MONTPELIER — Lawmakers on the Senate Economic Development, Housing & General Affairs committee on Jan. 29 reviewed S.313, a proposed framework to transform Vermont’s career and technical education system, and sketched next steps to refine the plan with additional testimony and intercommittee coordination.
S.313, read into the record by a legislative counsel, frames the General Assembly’s intent to expand access to CTE, promote flexible delivery models (including in-district and hybrid offerings), align programs with current and emerging labor-market demands, redesign funding to remove participation disincentives, and explore whether some CTE centers should confer diplomas or otherwise guarantee credit transfer.
Keisha Ronkinsville, the bill’s drafter, told the committee the measure is intended to address persistent gaps in access and awareness. "I hope this bill drives us toward universal access to CTE right now," Ronkinsville said, summarizing recommendations gathered by a multi-site working group that met over the summer and fall.
Committee members repeatedly cited roughly the same set of population estimates discussed by the sponsor: about 40 percent of Vermont students pursue two- or four-year college degrees, roughly 60 percent will need other pathways such as technical training or industry certifications, and a subgroup of students who disengage near age 16 is a particular focus for outreach and retention efforts.
Several members urged the committee to pair the conceptual goals in S.313 with concrete statutory or regulatory changes. The legislative counsel clarified that the draft before the panel is largely intent language (no statutory changes in the current text) and recommended the committee treat the document as a vision that will require further specification to become enforceable policy.
Transportation, wait lists and local capacity emerged as recurring practical issues. The bill directs that no student be placed on a CTE wait list when a viable alternative exists, but members debated what constitutes a "viable alternative" and whether the state should shoulder new transportation obligations. One senator warned against shifting too much responsibility to state-provided busing, noting trade-offs between parent responsibility, district logistics and the cost of expanded routes.
Questions also surfaced about graduation standards and credit recognition. Committee members noted that Vermont’s graduation requirements remain largely local under current Education Quality Standards; Act 73 and State Board recommendations on statewide graduation criteria were cited as related work that could affect how CTE credits are recognized and whether CTE centers could operate as diploma-conferring institutions.
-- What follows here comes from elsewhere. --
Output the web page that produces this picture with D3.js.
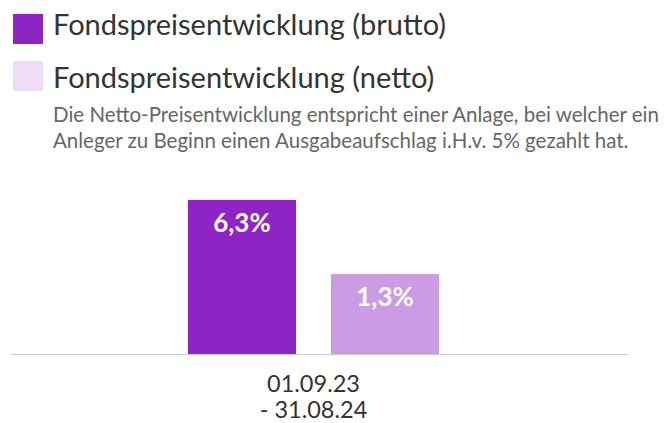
<!DOCTYPE html>
<html>
<head>
<meta charset="utf-8">
<script src="https://cdn.jsdelivr.net/npm/d3@7"></script>
<style>
  body { margin: 0; background: #fff; }
  svg { font-family: "Source Sans Pro", Lato, "Noto Sans", sans-serif; }
</style>
</head>
<body>
<svg id="chart" width="664" height="423"></svg>
<script>
// data
const categories = ["01.09.23\n- 31.08.24"];
const seriesNames = ["Fondspreisentwicklung (brutto)", "Fondspreisentwicklung (netto)"];
const seriesValues = [6.3, 1.3];
const valueLabels = ["6,3%", "1,3%"];
const note = [
  "Die Netto-Preisentwicklung entspricht einer Anlage, bei welcher ein",
  "Anleger zu Beginn einen Ausgabeaufschlag i.H.v. 5% gezahlt hat."
];

const barColors = ["#8e24c4", "#cb9be3"];
const legendColors = ["#8e24c4", "#f0dcf9"];

const svg = d3.select("#chart");

// legend
const legend = svg.append("g").attr("class", "legend");
seriesNames.forEach((name, i) => {
  const gy = 14 + i * 47;
  legend.append("rect")
    .attr("x", 13).attr("y", gy)
    .attr("width", 30).attr("height", 30)
    .attr("fill", legendColors[i]);
  legend.append("text")
    .attr("x", 53).attr("y", 35 + i * 53)
    .attr("font-size", 29)
    .attr("fill", "#333")
    .text(name);
});

legend.selectAll(".note")
  .data(note)
  .enter().append("text")
  .attr("class", "note")
  .attr("x", 53)
  .attr("y", (d, i) => 122 + i * 26)
  .attr("font-size", 20.5)
  .attr("fill", "#666")
  .text(d => d);

// chart area
const baseline = 354;
const x0 = d3.scaleBand().domain(categories).range([10, 628]).padding(0);
const x1 = d3.scaleBand().domain(d3.range(seriesValues.length))
  .range([188, 439]).paddingInner(0.245).paddingOuter(0);

// y axis doesn't start at zero in the original
const y = d3.scaleLinear().domain([-4.1, 6.3]).range([baseline, 200]);

const g = svg.append("g");

g.selectAll(".bar")
  .data(seriesValues)
  .enter().append("rect")
  .attr("class", "bar")
  .attr("x", (d, i) => x1(i))
  .attr("y", d => y(d))
  .attr("width", x1.bandwidth())
  .attr("height", d => baseline - y(d))
  .attr("fill", (d, i) => barColors[i]);

g.selectAll(".val")
  .data(seriesValues)
  .enter().append("text")
  .attr("class", "val")
  .attr("x", (d, i) => x1(i) + x1.bandwidth() / 2)
  .attr("y", d => y(d) + 32)
  .attr("text-anchor", "middle")
  .attr("font-size", 26)
  .attr("font-weight", "bold")
  .attr("fill", "#fff")
  .text((d, i) => valueLabels[i]);

// axis line
const xAxis = g.append("g")
  .attr("transform", `translate(0,${baseline})`)
  .call(d3.axisBottom(x0).tickSize(0).tickFormat(""));
xAxis.select(".domain").attr("stroke", "#ccc").attr("stroke-width", 1);

// category label (two lines)
const center = (188 + 439) / 2;
categories.forEach(c => {
  c.split("\n").forEach((line, i) => {
    g.append("text")
      .attr("x", center)
      .attr("y", 392 + i * 26)
      .attr("text-anchor", "middle")
      .attr("font-size", 23.5)
      .attr("fill", "#333")
      .text(line);
  });
});
</script>
</body>
</html>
The conversation touched on workforce and staffing challenges. Committee members and witnesses emphasized the need for alternative hiring and pay models to recruit industry practitioners as CTE instructors, and the bill calls for stronger adult-education pathways to support upskilling and reskilling.
Tom Chaney, who spoke in support of the bill’s direction, called the language "exactly the direction that Vermont should go," and other members pointed to models in Massachusetts and Oregon as potential templates for school-building and program design.
Ronkinsville recounted a case of a Southern Addison County student who said he believed he had been rejected from CTE and instead pursued an out-of-state welding program; she used the example to underscore gaps in outreach and guidance counseling that the bill seeks to address. "He did not know about them," she said of alternative in-state CTE options.
The committee agreed to take additional testimony and coordinate with the Senate Education Committee — which is also reviewing CTE proposals that afternoon — to determine jurisdictional responsibilities and to translate the bill’s intent language into specific statutory or funding proposals. The hearing recessed for a short break and planned to resume with S.277 (overtime for nurses) after Senator Gulick arrived.
Next steps: the committee will accept further testimony, consult with Education on overlapping sections, and consider drafting statutory language and funding proposals to operationalize S.313.